Le capital culturel et l'ethos concourent à définir, en se composant, les conduites scolaires et les attitudes devant l'école qui constituent le principe de l'élimination différentielle des enfants des différentes classes sociales. Bien que la réussite scolaire, directement liée au capital culturel légué par le milieu familial, joue un rôle dans les choix d'orientation, il semble que le déterminant premier de la poursuite des études soit l'attitude de la famille à l'égard de l'école, elle-même fonction … des espérances objectives de réussite scolaire qui définissent chaque catégorie sociale... En fait, cela signifie que les handicaps sont cumulatifs puisque les enfants des classes populaires et moyennes qui obtiennent globalement un taux de réussite plus faible doivent avoir une réussite plus forte pour que leur famille et leurs maîtres envisagent de leur faire poursuivre leurs études. Le même mécanisme de sur-sélection s'exerce selon le critère de l'âge : les enfants des classes paysanne et ouvrière, généralement plus âgés que les enfants de milieux plus favorisés, sont plus fortement éliminés, à âge égal, que les enfants de ces milieux. Bref, le principe général qui conduit à la sur-sélection des enfants des classes populaires et moyennes s'établit ainsi : les enfants de ces classes sociales qui, faute de capital culturel, ont moins de chances que les autres de témoigner d'une réussite exceptionnelle doivent pourtant témoigner d'une réussite exceptionnelle pour accéder à l'enseignement secondaire. […]

 

3. Le fonctionnement de l'école et sa fonction de conservation sociale

 

Si l'on prend vraiment au sérieux les inégalités socialement conditionnées devant l'école et devant la culture, on est obligé de conclure que l'équité formelle à laquelle obéit tout le système d'enseignement est injuste réellement et que, dans toute société qui se réclame d'idéaux démocratiques, elle protège mieux les privilèges que la transmission ouverte des privilèges.

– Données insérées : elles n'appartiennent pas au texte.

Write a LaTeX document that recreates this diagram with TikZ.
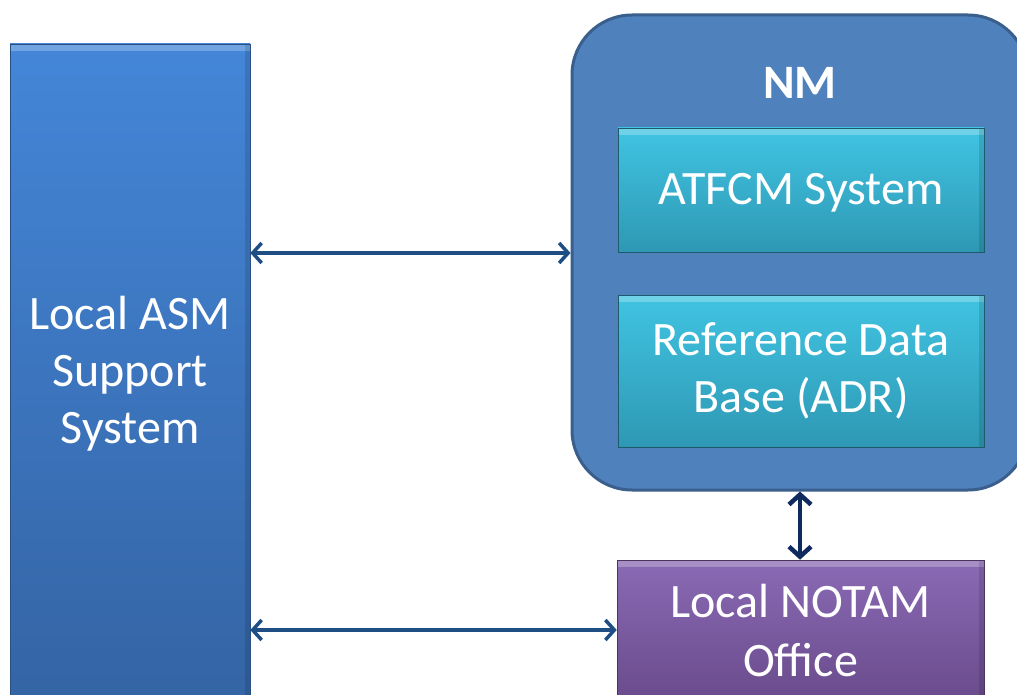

En effet, pour que soient favorisés les plus favorisés et défavorisés les plus défavorisés, il faut et il suffit que l'école ignore dans le contenu de l'enseignement transmis, dans les méthodes et les techniques de transmission et dans les critères de jugement, les inégalités culturelles entre les enfants des différentes classes sociales : autrement dit, en traitant tous les enseignés, si inégaux soient-ils en fait, comme égaux en droits et en devoirs, le système scolaire est conduit à donner en fait sa sanction aux inégalités initiales devant la culture.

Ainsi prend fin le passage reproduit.